Written instruction: Select, from the material below, each line with "this" in it.

Dataset extract:

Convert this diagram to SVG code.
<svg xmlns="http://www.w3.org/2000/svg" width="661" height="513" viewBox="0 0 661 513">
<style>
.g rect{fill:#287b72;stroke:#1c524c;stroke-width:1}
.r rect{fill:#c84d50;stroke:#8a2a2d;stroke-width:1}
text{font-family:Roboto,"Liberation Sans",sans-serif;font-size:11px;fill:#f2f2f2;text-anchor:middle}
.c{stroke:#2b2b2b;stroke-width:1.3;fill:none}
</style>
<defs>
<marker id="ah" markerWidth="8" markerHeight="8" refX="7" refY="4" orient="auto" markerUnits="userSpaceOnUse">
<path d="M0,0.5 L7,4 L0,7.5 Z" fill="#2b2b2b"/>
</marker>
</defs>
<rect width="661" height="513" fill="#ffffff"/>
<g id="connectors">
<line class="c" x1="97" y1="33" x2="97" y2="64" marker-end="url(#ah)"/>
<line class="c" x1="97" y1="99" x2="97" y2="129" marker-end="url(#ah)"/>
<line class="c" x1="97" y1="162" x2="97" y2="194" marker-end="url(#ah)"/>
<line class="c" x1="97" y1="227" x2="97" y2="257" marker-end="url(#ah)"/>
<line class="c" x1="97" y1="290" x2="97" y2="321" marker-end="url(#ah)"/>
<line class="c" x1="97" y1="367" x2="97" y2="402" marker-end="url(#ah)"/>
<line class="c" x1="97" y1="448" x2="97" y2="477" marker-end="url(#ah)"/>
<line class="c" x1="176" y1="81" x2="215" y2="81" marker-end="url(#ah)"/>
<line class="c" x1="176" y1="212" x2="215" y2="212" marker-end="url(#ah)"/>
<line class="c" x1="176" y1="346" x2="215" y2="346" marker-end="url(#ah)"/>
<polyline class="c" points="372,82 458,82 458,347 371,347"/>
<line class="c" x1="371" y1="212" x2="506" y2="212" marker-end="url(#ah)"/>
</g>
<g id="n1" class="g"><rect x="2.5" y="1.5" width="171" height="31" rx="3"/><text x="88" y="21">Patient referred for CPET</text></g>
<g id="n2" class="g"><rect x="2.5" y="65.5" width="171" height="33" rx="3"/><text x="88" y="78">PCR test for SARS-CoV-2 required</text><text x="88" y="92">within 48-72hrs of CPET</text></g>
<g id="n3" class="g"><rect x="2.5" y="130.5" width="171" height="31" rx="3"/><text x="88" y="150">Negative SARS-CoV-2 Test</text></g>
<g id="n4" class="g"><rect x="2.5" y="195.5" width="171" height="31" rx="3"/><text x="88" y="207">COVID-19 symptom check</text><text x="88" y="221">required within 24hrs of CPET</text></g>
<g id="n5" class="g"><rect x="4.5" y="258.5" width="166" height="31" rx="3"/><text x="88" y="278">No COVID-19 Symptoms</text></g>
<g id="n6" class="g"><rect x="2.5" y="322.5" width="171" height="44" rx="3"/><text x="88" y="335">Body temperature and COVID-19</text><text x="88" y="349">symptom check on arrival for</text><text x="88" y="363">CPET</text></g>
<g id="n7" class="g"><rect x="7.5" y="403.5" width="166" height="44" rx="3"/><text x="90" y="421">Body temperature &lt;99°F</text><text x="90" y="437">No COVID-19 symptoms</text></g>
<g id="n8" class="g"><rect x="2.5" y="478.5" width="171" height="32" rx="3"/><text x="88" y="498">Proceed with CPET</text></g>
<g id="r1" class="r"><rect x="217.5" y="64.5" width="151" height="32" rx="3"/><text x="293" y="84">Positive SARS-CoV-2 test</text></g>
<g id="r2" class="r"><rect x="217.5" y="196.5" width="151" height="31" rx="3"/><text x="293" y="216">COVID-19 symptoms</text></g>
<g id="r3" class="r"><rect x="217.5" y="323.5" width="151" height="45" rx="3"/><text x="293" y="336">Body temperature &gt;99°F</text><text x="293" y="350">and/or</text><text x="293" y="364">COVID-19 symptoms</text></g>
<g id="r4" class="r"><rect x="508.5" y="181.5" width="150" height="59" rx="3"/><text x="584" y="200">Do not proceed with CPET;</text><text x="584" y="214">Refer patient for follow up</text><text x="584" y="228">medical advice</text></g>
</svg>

...

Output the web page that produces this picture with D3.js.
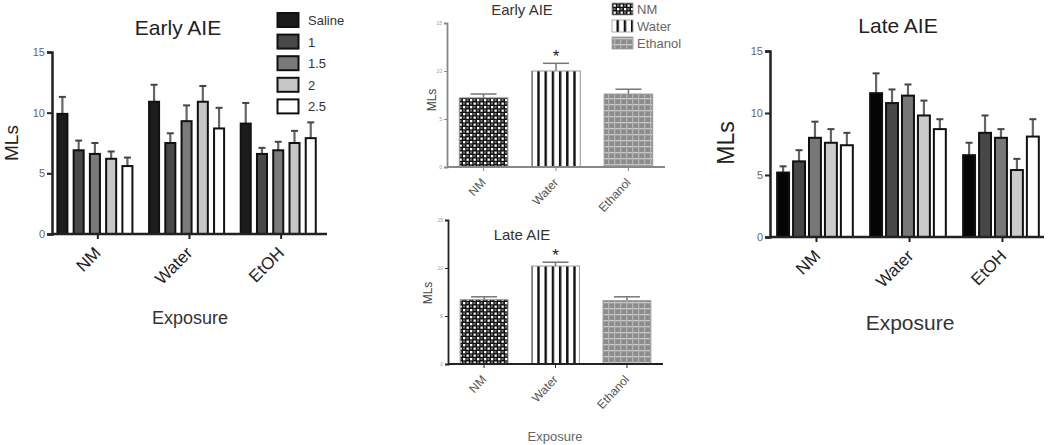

Final answer:
Convert this diagram to SVG code.
Output the web page that produces this picture with D3.js.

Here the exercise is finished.